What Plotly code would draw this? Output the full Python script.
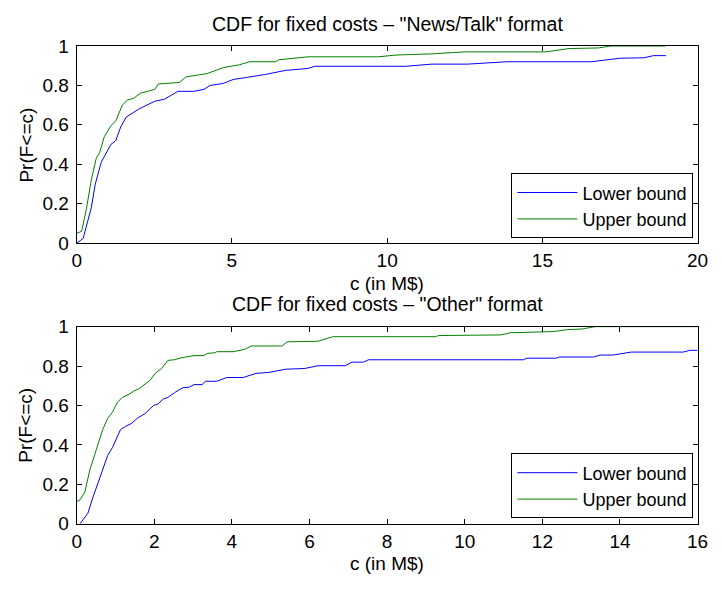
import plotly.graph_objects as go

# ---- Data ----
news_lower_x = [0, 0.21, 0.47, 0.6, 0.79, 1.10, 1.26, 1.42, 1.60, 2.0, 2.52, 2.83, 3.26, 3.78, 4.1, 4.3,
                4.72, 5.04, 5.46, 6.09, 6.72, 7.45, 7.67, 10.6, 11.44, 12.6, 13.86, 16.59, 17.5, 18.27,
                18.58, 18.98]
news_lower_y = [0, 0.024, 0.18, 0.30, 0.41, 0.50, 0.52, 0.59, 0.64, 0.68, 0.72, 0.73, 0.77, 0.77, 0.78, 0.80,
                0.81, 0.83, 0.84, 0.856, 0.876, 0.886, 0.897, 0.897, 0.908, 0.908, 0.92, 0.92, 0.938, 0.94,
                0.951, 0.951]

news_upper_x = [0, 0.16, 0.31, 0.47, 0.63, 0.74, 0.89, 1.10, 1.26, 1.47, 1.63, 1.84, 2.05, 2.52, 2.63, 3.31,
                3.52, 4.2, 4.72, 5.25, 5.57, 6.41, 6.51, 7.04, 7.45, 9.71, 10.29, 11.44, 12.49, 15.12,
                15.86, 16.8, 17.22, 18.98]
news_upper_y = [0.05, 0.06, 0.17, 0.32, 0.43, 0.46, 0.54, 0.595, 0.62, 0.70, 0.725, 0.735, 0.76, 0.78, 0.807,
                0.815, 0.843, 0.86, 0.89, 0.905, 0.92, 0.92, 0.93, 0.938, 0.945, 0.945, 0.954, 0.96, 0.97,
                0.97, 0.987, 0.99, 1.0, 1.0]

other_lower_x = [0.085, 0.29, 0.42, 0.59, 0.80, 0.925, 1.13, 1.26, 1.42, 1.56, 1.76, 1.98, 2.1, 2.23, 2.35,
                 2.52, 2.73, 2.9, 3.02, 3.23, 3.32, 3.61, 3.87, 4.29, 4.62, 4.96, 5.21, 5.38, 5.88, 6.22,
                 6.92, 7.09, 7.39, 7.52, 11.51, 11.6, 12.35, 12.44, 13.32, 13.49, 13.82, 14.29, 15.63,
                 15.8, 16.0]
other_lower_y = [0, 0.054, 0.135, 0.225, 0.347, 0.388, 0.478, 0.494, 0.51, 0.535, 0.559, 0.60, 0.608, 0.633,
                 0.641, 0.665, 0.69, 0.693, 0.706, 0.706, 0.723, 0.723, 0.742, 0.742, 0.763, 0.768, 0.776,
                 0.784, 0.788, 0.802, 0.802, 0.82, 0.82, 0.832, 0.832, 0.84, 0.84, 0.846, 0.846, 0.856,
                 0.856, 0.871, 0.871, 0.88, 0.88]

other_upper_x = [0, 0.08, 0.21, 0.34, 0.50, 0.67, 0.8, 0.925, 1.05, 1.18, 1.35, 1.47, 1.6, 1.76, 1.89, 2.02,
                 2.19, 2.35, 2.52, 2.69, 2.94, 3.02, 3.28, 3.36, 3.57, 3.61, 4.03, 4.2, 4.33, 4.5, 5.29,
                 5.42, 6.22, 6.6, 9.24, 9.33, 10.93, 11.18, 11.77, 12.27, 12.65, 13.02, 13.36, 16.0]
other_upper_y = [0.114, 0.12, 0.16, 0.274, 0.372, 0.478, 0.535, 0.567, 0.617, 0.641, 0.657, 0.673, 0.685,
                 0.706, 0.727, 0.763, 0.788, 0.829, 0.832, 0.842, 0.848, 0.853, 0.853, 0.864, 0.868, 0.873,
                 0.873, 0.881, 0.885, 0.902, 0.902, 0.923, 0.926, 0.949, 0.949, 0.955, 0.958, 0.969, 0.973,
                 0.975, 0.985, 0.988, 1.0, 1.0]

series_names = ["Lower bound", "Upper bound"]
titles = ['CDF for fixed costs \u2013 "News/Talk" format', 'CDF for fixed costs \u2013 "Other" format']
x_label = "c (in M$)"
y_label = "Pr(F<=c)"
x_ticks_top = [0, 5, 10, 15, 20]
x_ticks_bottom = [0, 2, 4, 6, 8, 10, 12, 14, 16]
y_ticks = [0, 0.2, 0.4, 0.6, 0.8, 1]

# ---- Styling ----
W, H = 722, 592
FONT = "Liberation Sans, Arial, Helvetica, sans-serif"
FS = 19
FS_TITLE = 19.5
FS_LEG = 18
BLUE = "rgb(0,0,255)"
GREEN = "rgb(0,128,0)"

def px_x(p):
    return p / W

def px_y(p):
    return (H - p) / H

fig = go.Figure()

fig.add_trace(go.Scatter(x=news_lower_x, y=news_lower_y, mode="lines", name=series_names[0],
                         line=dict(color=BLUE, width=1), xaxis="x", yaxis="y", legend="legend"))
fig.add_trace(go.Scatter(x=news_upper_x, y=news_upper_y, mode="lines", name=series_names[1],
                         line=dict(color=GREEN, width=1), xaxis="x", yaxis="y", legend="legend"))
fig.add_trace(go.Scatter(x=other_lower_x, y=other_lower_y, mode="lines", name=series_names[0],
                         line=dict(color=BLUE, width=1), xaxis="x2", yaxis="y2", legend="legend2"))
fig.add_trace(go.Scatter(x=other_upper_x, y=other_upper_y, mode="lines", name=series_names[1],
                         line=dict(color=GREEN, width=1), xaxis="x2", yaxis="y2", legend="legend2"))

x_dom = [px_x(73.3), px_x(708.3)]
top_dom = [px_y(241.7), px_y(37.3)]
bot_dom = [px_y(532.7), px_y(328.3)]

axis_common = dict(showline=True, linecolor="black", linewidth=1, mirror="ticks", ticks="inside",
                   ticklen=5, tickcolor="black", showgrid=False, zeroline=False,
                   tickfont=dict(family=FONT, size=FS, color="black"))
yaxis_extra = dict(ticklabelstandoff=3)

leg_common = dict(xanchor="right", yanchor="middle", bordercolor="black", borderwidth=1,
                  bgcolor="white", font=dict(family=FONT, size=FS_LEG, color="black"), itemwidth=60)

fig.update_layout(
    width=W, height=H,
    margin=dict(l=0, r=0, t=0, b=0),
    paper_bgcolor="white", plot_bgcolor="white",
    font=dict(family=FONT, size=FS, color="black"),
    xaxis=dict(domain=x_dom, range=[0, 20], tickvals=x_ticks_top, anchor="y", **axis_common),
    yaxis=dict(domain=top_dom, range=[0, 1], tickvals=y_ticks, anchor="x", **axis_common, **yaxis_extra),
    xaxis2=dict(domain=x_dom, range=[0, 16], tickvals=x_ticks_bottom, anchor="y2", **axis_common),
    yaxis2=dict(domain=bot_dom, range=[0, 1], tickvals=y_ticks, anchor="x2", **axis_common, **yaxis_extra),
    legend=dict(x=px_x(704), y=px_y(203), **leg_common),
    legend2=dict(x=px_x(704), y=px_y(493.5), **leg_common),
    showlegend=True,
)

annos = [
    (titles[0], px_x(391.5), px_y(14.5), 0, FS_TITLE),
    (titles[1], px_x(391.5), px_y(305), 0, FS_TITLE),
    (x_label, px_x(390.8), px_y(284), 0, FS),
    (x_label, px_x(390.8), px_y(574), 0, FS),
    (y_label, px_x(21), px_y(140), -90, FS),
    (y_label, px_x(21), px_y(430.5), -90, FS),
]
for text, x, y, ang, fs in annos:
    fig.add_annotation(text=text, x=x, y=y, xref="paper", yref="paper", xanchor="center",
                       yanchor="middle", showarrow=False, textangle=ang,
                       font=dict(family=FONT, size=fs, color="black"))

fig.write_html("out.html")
--------------------
◆ Objective
Reproduce the whole listing above word for word, but not its pictures.

◆ Full output
What Plotly code would draw this? Output the full Python script.
import plotly.graph_objects as go

# ---- Data ----
news_lower_x = [0, 0.21, 0.47, 0.6, 0.79, 1.10, 1.26, 1.42, 1.60, 2.0, 2.52, 2.83, 3.26, 3.78, 4.1, 4.3,
                4.72, 5.04, 5.46, 6.09, 6.72, 7.45, 7.67, 10.6, 11.44, 12.6, 13.86, 16.59, 17.5, 18.27,
                18.58, 18.98]
news_lower_y = [0, 0.024, 0.18, 0.30, 0.41, 0.50, 0.52, 0.59, 0.64, 0.68, 0.72, 0.73, 0.77, 0.77, 0.78, 0.80,
                0.81, 0.83, 0.84, 0.856, 0.876, 0.886, 0.897, 0.897, 0.908, 0.908, 0.92, 0.92, 0.938, 0.94,
                0.951, 0.951]

news_upper_x = [0, 0.16, 0.31, 0.47, 0.63, 0.74, 0.89, 1.10, 1.26, 1.47, 1.63, 1.84, 2.05, 2.52, 2.63, 3.31,
                3.52, 4.2, 4.72, 5.25, 5.57, 6.41, 6.51, 7.04, 7.45, 9.71, 10.29, 11.44, 12.49, 15.12,
                15.86, 16.8, 17.22, 18.98]
news_upper_y = [0.05, 0.06, 0.17, 0.32, 0.43, 0.46, 0.54, 0.595, 0.62, 0.70, 0.725, 0.735, 0.76, 0.78, 0.807,
                0.815, 0.843, 0.86, 0.89, 0.905, 0.92, 0.92, 0.93, 0.938, 0.945, 0.945, 0.954, 0.96, 0.97,
                0.97, 0.987, 0.99, 1.0, 1.0]

other_lower_x = [0.085, 0.29, 0.42, 0.59, 0.80, 0.925, 1.13, 1.26, 1.42, 1.56, 1.76, 1.98, 2.1, 2.23, 2.35,
                 2.52, 2.73, 2.9, 3.02, 3.23, 3.32, 3.61, 3.87, 4.29, 4.62, 4.96, 5.21, 5.38, 5.88, 6.22,
                 6.92, 7.09, 7.39, 7.52, 11.51, 11.6, 12.35, 12.44, 13.32, 13.49, 13.82, 14.29, 15.63,
                 15.8, 16.0]
other_lower_y = [0, 0.054, 0.135, 0.225, 0.347, 0.388, 0.478, 0.494, 0.51, 0.535, 0.559, 0.60, 0.608, 0.633,
                 0.641, 0.665, 0.69, 0.693, 0.706, 0.706, 0.723, 0.723, 0.742, 0.742, 0.763, 0.768, 0.776,
                 0.784, 0.788, 0.802, 0.802, 0.82, 0.82, 0.832, 0.832, 0.84, 0.84, 0.846, 0.846, 0.856,
                 0.856, 0.871, 0.871, 0.88, 0.88]

other_upper_x = [0, 0.08, 0.21, 0.34, 0.50, 0.67, 0.8, 0.925, 1.05, 1.18, 1.35, 1.47, 1.6, 1.76, 1.89, 2.02,
                 2.19, 2.35, 2.52, 2.69, 2.94, 3.02, 3.28, 3.36, 3.57, 3.61, 4.03, 4.2, 4.33, 4.5, 5.29,
                 5.42, 6.22, 6.6, 9.24, 9.33, 10.93, 11.18, 11.77, 12.27, 12.65, 13.02, 13.36, 16.0]
other_upper_y = [0.114, 0.12, 0.16, 0.274, 0.372, 0.478, 0.535, 0.567, 0.617, 0.641, 0.657, 0.673, 0.685,
                 0.706, 0.727, 0.763, 0.788, 0.829, 0.832, 0.842, 0.848, 0.853, 0.853, 0.864, 0.868, 0.873,
                 0.873, 0.881, 0.885, 0.902, 0.902, 0.923, 0.926, 0.949, 0.949, 0.955, 0.958, 0.969, 0.973,
                 0.975, 0.985, 0.988, 1.0, 1.0]

series_names = ["Lower bound", "Upper bound"]
titles = ['CDF for fixed costs \u2013 "News/Talk" format', 'CDF for fixed costs \u2013 "Other" format']
x_label = "c (in M$)"
y_label = "Pr(F<=c)"
x_ticks_top = [0, 5, 10, 15, 20]
x_ticks_bottom = [0, 2, 4, 6, 8, 10, 12, 14, 16]
y_ticks = [0, 0.2, 0.4, 0.6, 0.8, 1]

# ---- Styling ----
W, H = 722, 592
FONT = "Liberation Sans, Arial, Helvetica, sans-serif"
FS = 19
FS_TITLE = 19.5
FS_LEG = 18
BLUE = "rgb(0,0,255)"
GREEN = "rgb(0,128,0)"

def px_x(p):
    return p / W

def px_y(p):
    return (H - p) / H

fig = go.Figure()

fig.add_trace(go.Scatter(x=news_lower_x, y=news_lower_y, mode="lines", name=series_names[0],
                         line=dict(color=BLUE, width=1), xaxis="x", yaxis="y", legend="legend"))
fig.add_trace(go.Scatter(x=news_upper_x, y=news_upper_y, mode="lines", name=series_names[1],
                         line=dict(color=GREEN, width=1), xaxis="x", yaxis="y", legend="legend"))
fig.add_trace(go.Scatter(x=other_lower_x, y=other_lower_y, mode="lines", name=series_names[0],
                         line=dict(color=BLUE, width=1), xaxis="x2", yaxis="y2", legend="legend2"))
fig.add_trace(go.Scatter(x=other_upper_x, y=other_upper_y, mode="lines", name=series_names[1],
                         line=dict(color=GREEN, width=1), xaxis="x2", yaxis="y2", legend="legend2"))

x_dom = [px_x(73.3), px_x(708.3)]
top_dom = [px_y(241.7), px_y(37.3)]
bot_dom = [px_y(532.7), px_y(328.3)]

axis_common = dict(showline=True, linecolor="black", linewidth=1, mirror="ticks", ticks="inside",
                   ticklen=5, tickcolor="black", showgrid=False, zeroline=False,
                   tickfont=dict(family=FONT, size=FS, color="black"))
yaxis_extra = dict(ticklabelstandoff=3)

leg_common = dict(xanchor="right", yanchor="middle", bordercolor="black", borderwidth=1,
                  bgcolor="white", font=dict(family=FONT, size=FS_LEG, color="black"), itemwidth=60)

fig.update_layout(
    width=W, height=H,
    margin=dict(l=0, r=0, t=0, b=0),
    paper_bgcolor="white", plot_bgcolor="white",
    font=dict(family=FONT, size=FS, color="black"),
    xaxis=dict(domain=x_dom, range=[0, 20], tickvals=x_ticks_top, anchor="y", **axis_common),
    yaxis=dict(domain=top_dom, range=[0, 1], tickvals=y_ticks, anchor="x", **axis_common, **yaxis_extra),
    xaxis2=dict(domain=x_dom, range=[0, 16], tickvals=x_ticks_bottom, anchor="y2", **axis_common),
    yaxis2=dict(domain=bot_dom, range=[0, 1], tickvals=y_ticks, anchor="x2", **axis_common, **yaxis_extra),
    legend=dict(x=px_x(704), y=px_y(203), **leg_common),
    legend2=dict(x=px_x(704), y=px_y(493.5), **leg_common),
    showlegend=True,
)

annos = [
    (titles[0], px_x(391.5), px_y(14.5), 0, FS_TITLE),
    (titles[1], px_x(391.5), px_y(305), 0, FS_TITLE),
    (x_label, px_x(390.8), px_y(284), 0, FS),
    (x_label, px_x(390.8), px_y(574), 0, FS),
    (y_label, px_x(21), px_y(140), -90, FS),
    (y_label, px_x(21), px_y(430.5), -90, FS),
]
for text, x, y, ang, fs in annos:
    fig.add_annotation(text=text, x=x, y=y, xref="paper", yref="paper", xanchor="center",
                       yanchor="middle", showarrow=False, textangle=ang,
                       font=dict(family=FONT, size=fs, color="black"))

fig.write_html("out.html")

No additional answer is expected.